**Exercise task:** Write out the material exactly, leaving every picture behind.

******************************

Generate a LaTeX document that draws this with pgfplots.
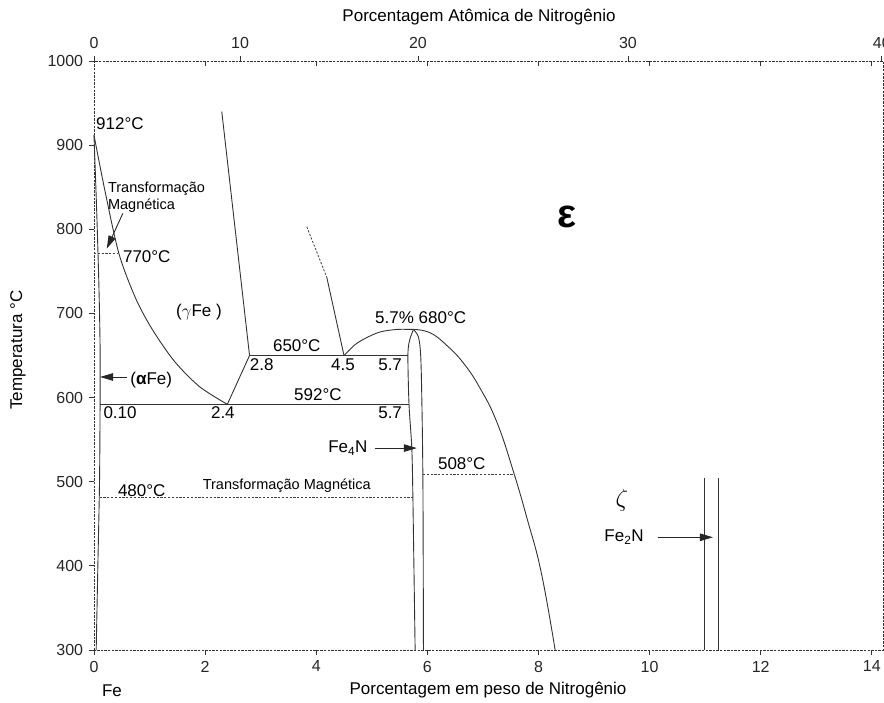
\documentclass[border=0pt]{standalone}
\usepackage{fontspec}
\setmainfont{Liberation Sans}
\usepackage{pgfplots}
\pgfplotsset{compat=1.18}
\usetikzlibrary{arrows.meta}
\newcommand{\FA}{\fontsize{17bp}{20bp}\selectfont}
\newcommand{\FB}{\fontsize{14.5bp}{17.5bp}\selectfont}
\newcommand{\FT}{\fontsize{16bp}{19bp}\selectfont}
\begin{document}
\FA
\begin{tikzpicture}
\pgfplotsset{
  common/.style={scale only axis, width=789bp, height=589bp,
    xmin=0, xmax=14.2, ymin=300, ymax=1000,
    /pgf/number format/assume math mode=true,
    /pgf/number format/1000 sep={},
    tick label style={font=\FT, text=black!85},
    major tick length=5bp,
    tick style={black!80, line width=0.8bp, solid}},
  ln/.style={line width=0.9bp, black!80, solid, mark=none},
  dsh/.style={line width=0.8bp, black!75, mark=none, dash pattern=on 2.2bp off 1.6bp},
  arr/.style={line width=0.9bp, black!85, mark=none, -{Triangle[length=13bp,width=7.5bp]}},
}
\begin{axis}[common,
  clip=false,
  cycle list={{black!80, solid, mark=none}},
  axis line style={black!80, line width=0.9bp, dash pattern=on 2.4bp off 1.2bp},
  xtick={0,2,...,14}, ytick={300,400,...,1000},
  xtick pos=bottom, ytick pos=left, tick align=outside,
  every node/.append style={text=black!85},
]
\coordinate (BL) at (rel axis cs:-0.1191,-0.0883);
\coordinate (TR) at (rel axis cs:1.0013,1.1036);
% alpha boundary
\addplot[ln, smooth] coordinates {(0,912) (0.05,820) (0.09,730) (0.11,660) (0.11,592) (0.1,500) (0.07,400) (0.04,300)};
% gamma / (alpha+gamma)
\addplot[ln, smooth] coordinates {(0,912) (0.2,845) (0.45,771) (0.75,718) (1.05,681) (1.45,643) (1.9,613) (2.4,592)};
% gamma boundary lines
\addplot[ln] coordinates {(2.4,592) (2.8,650) (2.3,940)};
\addplot[ln] coordinates {(0.11,592) (5.67,592)};
\addplot[ln] coordinates {(2.8,650) (5.65,650)};
\addplot[dsh] coordinates {(3.83,803) (4.19,743)};
\addplot[ln] coordinates {(4.19,743) (4.5,650)};
% dome
\addplot[ln, smooth] coordinates {(4.5,650) (4.7,663) (4.9,671) (5.15,678) (5.45,681) (5.75,681)};
% epsilon boundary
\addplot[ln, smooth, tension=0.75] coordinates {(5.75,681) (6.05,677) (6.35,662) (6.65,641) (6.95,611) (7.25,571) (7.54,514) (7.8,455) (8.05,392) (8.3,300)};
% Fe4N
\addplot[ln, smooth] coordinates {(5.75,681) (5.68,668) (5.65,650) (5.67,592) (5.72,540) (5.74,480) (5.78,300)};
\addplot[ln, smooth] coordinates {(5.75,681) (5.84,672) (5.88,650) (5.9,600) (5.92,500) (5.93,300)};
% Fe2N
\addplot[ln] coordinates {(10.98,300) (10.98,505)};
\addplot[ln] coordinates {(11.23,300) (11.23,505)};
% dashed isotherms
\addplot[dsh] coordinates {(0,771) (0.43,771)};
\addplot[dsh] coordinates {(0.1,481) (5.74,481)};
\addplot[dsh] coordinates {(5.92,509) (7.54,509)};
% arrows
\addplot[arr] coordinates {(5.06,540) (5.81,540)};
\addplot[arr] coordinates {(10.15,434) (11.14,434)};
\addplot[arr] coordinates {(0.59,624.5) (0.11,624.5)};
\addplot[arr] coordinates {(0.52,819) (0.23,777)};
% labels
\node[anchor=west, inner sep=0pt] at (axis cs:0.036,925) {912°C};
\node[anchor=north west, align=left, font=\FB, inner sep=0pt] at (axis cs:0.25,857) {Transformação\\Magnética};
\node[anchor=west, inner sep=0pt] at (axis cs:0.52,767) {770°C};
\node at (axis cs:1.89,702) {($\gamma$Fe )};
\node at (axis cs:3.65,662) {650°C};
\node at (axis cs:3.02,639) {2.8};
\node at (axis cs:4.48,639) {4.5};
\node at (axis cs:5.33,639) {5.7};
\node at (axis cs:5.88,695) {5.7\% 680°C};
\node at (axis cs:4.03,603) {592°C};
\node at (axis cs:0.47,582) {0.10};
\node at (axis cs:2.32,582) {2.4};
\node at (axis cs:5.33,582) {5.7};
\node at (axis cs:1.03,621) {(\textbf{α}Fe)};
\node at (axis cs:0.86,490) {480°C};
\node[font=\FB] at (axis cs:3.47,495) {Transformação Magnética};
\node at (axis cs:6.62,521) {508°C};
\node at (axis cs:4.57,540) {Fe\textsubscript{4}N};
\node at (axis cs:9.54,434) {Fe\textsubscript{2}N};
\node at (axis cs:9.5,478) {\fontsize{30bp}{30bp}\selectfont$\zeta$};
\node at (axis cs:8.51,815) {\fontsize{40bp}{40bp}\selectfont\bfseries ε};
% axis titles
\node at (rel axis cs:0.4994,-0.0679) {Porcentagem em peso de Nitrogênio};
\node at (rel axis cs:0.488,1.0747) {Porcentagem Atômica de Nitrogênio};
\node[rotate=90] at (rel axis cs:-0.0963,0.509) {Temperatura °C};
\node at (rel axis cs:0.0228,-0.0696) {Fe};
\end{axis}
% top inner wt% ticks
\begin{axis}[common, axis x line*=top, hide y axis, axis line style={draw=none},
  xtick={2,4,...,14}, xticklabels={}, tick align=inside]
\end{axis}
% top atomic % ticks
\begin{axis}[common, axis x line*=top, hide y axis, axis line style={draw=none},
  xtick={0,2.63,5.83,9.61,14.18}, xticklabels={0,10,20,30,40}, tick align=outside,
  xticklabel style={yshift=1bp}]
\end{axis}
\pgfresetboundingbox
\path (BL) rectangle (TR);
\end{tikzpicture}
\end{document}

******************************

**Exercise answer:**
Generate a LaTeX document that draws this with pgfplots.
\documentclass[border=0pt]{standalone}
\usepackage{fontspec}
\setmainfont{Liberation Sans}
\usepackage{pgfplots}
\pgfplotsset{compat=1.18}
\usetikzlibrary{arrows.meta}
\newcommand{\FA}{\fontsize{17bp}{20bp}\selectfont}
\newcommand{\FB}{\fontsize{14.5bp}{17.5bp}\selectfont}
\newcommand{\FT}{\fontsize{16bp}{19bp}\selectfont}
\begin{document}
\FA
\begin{tikzpicture}
\pgfplotsset{
  common/.style={scale only axis, width=789bp, height=589bp,
    xmin=0, xmax=14.2, ymin=300, ymax=1000,
    /pgf/number format/assume math mode=true,
    /pgf/number format/1000 sep={},
    tick label style={font=\FT, text=black!85},
    major tick length=5bp,
    tick style={black!80, line width=0.8bp, solid}},
  ln/.style={line width=0.9bp, black!80, solid, mark=none},
  dsh/.style={line width=0.8bp, black!75, mark=none, dash pattern=on 2.2bp off 1.6bp},
  arr/.style={line width=0.9bp, black!85, mark=none, -{Triangle[length=13bp,width=7.5bp]}},
}
\begin{axis}[common,
  clip=false,
  cycle list={{black!80, solid, mark=none}},
  axis line style={black!80, line width=0.9bp, dash pattern=on 2.4bp off 1.2bp},
  xtick={0,2,...,14}, ytick={300,400,...,1000},
  xtick pos=bottom, ytick pos=left, tick align=outside,
  every node/.append style={text=black!85},
]
\coordinate (BL) at (rel axis cs:-0.1191,-0.0883);
\coordinate (TR) at (rel axis cs:1.0013,1.1036);
% alpha boundary
\addplot[ln, smooth] coordinates {(0,912) (0.05,820) (0.09,730) (0.11,660) (0.11,592) (0.1,500) (0.07,400) (0.04,300)};
% gamma / (alpha+gamma)
\addplot[ln, smooth] coordinates {(0,912) (0.2,845) (0.45,771) (0.75,718) (1.05,681) (1.45,643) (1.9,613) (2.4,592)};
% gamma boundary lines
\addplot[ln] coordinates {(2.4,592) (2.8,650) (2.3,940)};
\addplot[ln] coordinates {(0.11,592) (5.67,592)};
\addplot[ln] coordinates {(2.8,650) (5.65,650)};
\addplot[dsh] coordinates {(3.83,803) (4.19,743)};
\addplot[ln] coordinates {(4.19,743) (4.5,650)};
% dome
\addplot[ln, smooth] coordinates {(4.5,650) (4.7,663) (4.9,671) (5.15,678) (5.45,681) (5.75,681)};
% epsilon boundary
\addplot[ln, smooth, tension=0.75] coordinates {(5.75,681) (6.05,677) (6.35,662) (6.65,641) (6.95,611) (7.25,571) (7.54,514) (7.8,455) (8.05,392) (8.3,300)};
% Fe4N
\addplot[ln, smooth] coordinates {(5.75,681) (5.68,668) (5.65,650) (5.67,592) (5.72,540) (5.74,480) (5.78,300)};
\addplot[ln, smooth] coordinates {(5.75,681) (5.84,672) (5.88,650) (5.9,600) (5.92,500) (5.93,300)};
% Fe2N
\addplot[ln] coordinates {(10.98,300) (10.98,505)};
\addplot[ln] coordinates {(11.23,300) (11.23,505)};
% dashed isotherms
\addplot[dsh] coordinates {(0,771) (0.43,771)};
\addplot[dsh] coordinates {(0.1,481) (5.74,481)};
\addplot[dsh] coordinates {(5.92,509) (7.54,509)};
% arrows
\addplot[arr] coordinates {(5.06,540) (5.81,540)};
\addplot[arr] coordinates {(10.15,434) (11.14,434)};
\addplot[arr] coordinates {(0.59,624.5) (0.11,624.5)};
\addplot[arr] coordinates {(0.52,819) (0.23,777)};
% labels
\node[anchor=west, inner sep=0pt] at (axis cs:0.036,925) {912°C};
\node[anchor=north west, align=left, font=\FB, inner sep=0pt] at (axis cs:0.25,857) {Transformação\\Magnética};
\node[anchor=west, inner sep=0pt] at (axis cs:0.52,767) {770°C};
\node at (axis cs:1.89,702) {($\gamma$Fe )};
\node at (axis cs:3.65,662) {650°C};
\node at (axis cs:3.02,639) {2.8};
\node at (axis cs:4.48,639) {4.5};
\node at (axis cs:5.33,639) {5.7};
\node at (axis cs:5.88,695) {5.7\% 680°C};
\node at (axis cs:4.03,603) {592°C};
\node at (axis cs:0.47,582) {0.10};
\node at (axis cs:2.32,582) {2.4};
\node at (axis cs:5.33,582) {5.7};
\node at (axis cs:1.03,621) {(\textbf{α}Fe)};
\node at (axis cs:0.86,490) {480°C};
\node[font=\FB] at (axis cs:3.47,495) {Transformação Magnética};
\node at (axis cs:6.62,521) {508°C};
\node at (axis cs:4.57,540) {Fe\textsubscript{4}N};
\node at (axis cs:9.54,434) {Fe\textsubscript{2}N};
\node at (axis cs:9.5,478) {\fontsize{30bp}{30bp}\selectfont$\zeta$};
\node at (axis cs:8.51,815) {\fontsize{40bp}{40bp}\selectfont\bfseries ε};
% axis titles
\node at (rel axis cs:0.4994,-0.0679) {Porcentagem em peso de Nitrogênio};
\node at (rel axis cs:0.488,1.0747) {Porcentagem Atômica de Nitrogênio};
\node[rotate=90] at (rel axis cs:-0.0963,0.509) {Temperatura °C};
\node at (rel axis cs:0.0228,-0.0696) {Fe};
\end{axis}
% top inner wt% ticks
\begin{axis}[common, axis x line*=top, hide y axis, axis line style={draw=none},
  xtick={2,4,...,14}, xticklabels={}, tick align=inside]
\end{axis}
% top atomic % ticks
\begin{axis}[common, axis x line*=top, hide y axis, axis line style={draw=none},
  xtick={0,2.63,5.83,9.61,14.18}, xticklabels={0,10,20,30,40}, tick align=outside,
  xticklabel style={yshift=1bp}]
\end{axis}
\pgfresetboundingbox
\path (BL) rectangle (TR);
\end{tikzpicture}
\end{document}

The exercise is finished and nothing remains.